On September 9, Suwit Yon Kwan, an Arlington County deputy sheriff, saw Cheng in jail. Kwan and Cheng had been friends five or six years earlier when they were co-workers at a restaurant. Kwan testified that he asked Cheng, "[W]hat happened. What are you doing?", and that Cheng replied that "he didn't do it."

Kwan further testified that Cheng later told him that Cheng wanted to confess, and that he advised Cheng to talk to a lawyer first. Kwan testified that Cheng then told him that "he had to do it because [Liu] had put the contract on [Cheng]." Cheng also said, "[Y]ou guys are not going to find anything because ... the only thing [I] left in [the Cadillac] was from a cigarette."

III Shotgun Issues

Prior to trial, Cheng moved to sever the indictment for possession of a "sawed-off" shotgun from the other indictments. The trial court denied the motion. At trial, the court admitted the shotgun into evidence over Cheng's objection. Cheng assigns error to both rulings.

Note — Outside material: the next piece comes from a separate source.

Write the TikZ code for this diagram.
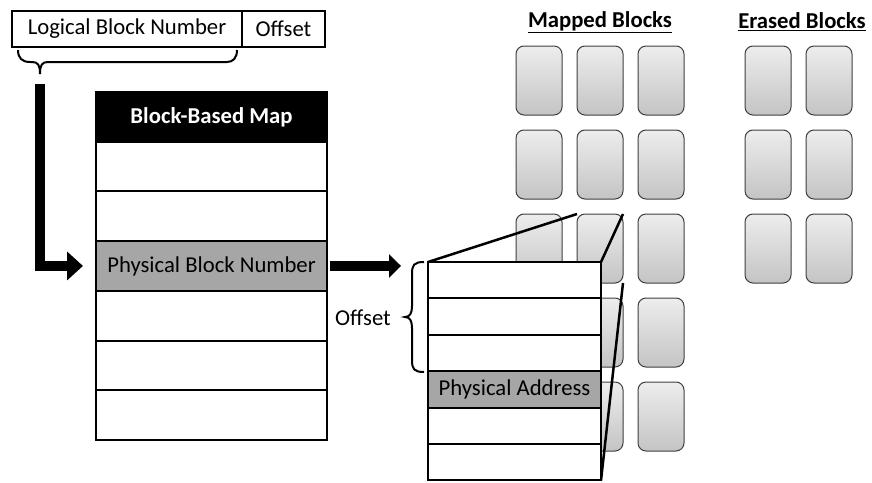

A court may direct that an accused be tried at one time for all offenses pending against him if (1) "justice does not require separate trials," Rule 3A:10(b), and (2) "the offenses are based on the same act or transaction, or on two or more acts or transactions that are connected or constitute parts of a common scheme or plan," Rule 3A:6(b). Whether different offenses should be tried separately is a matter that rests within the sound discretion of a trial court. Fincher v. Commonwealth, 212 Va. 552, 553, 186 S.E.2d 75, 76, cert. denied, 409 U.S. 913, 93 S.Ct. 243, 34 L.Ed.2d 174 (1972); Bryant v. Commonwealth, 189 Va. 310, 315, 53 S.E.2d 54, 56 (1949). Thus, a trial court's ruling on the matter will not be reversed absent a showing that the court abused its discretion. Fincher, 212 Va. at 553, 186 S.E.2d at 76.

Generally, evidence of other offenses is inadmissible if it is offered merely to show that an accused was likely to commit the crime for which he is being tried. There are, however, well-established exceptions to the general rule.

Evidence of other offenses is admitted if it shows the conduct and feeling of the accused toward his victim, if it establishes their prior relations, or if it tends to prove any relevant element of the offense charged. Such evidence is permissible in cases where the motive, intent or knowledge of the accused is involved, or where the evidence is connected with or leads up to the offense for which the accused is on trial.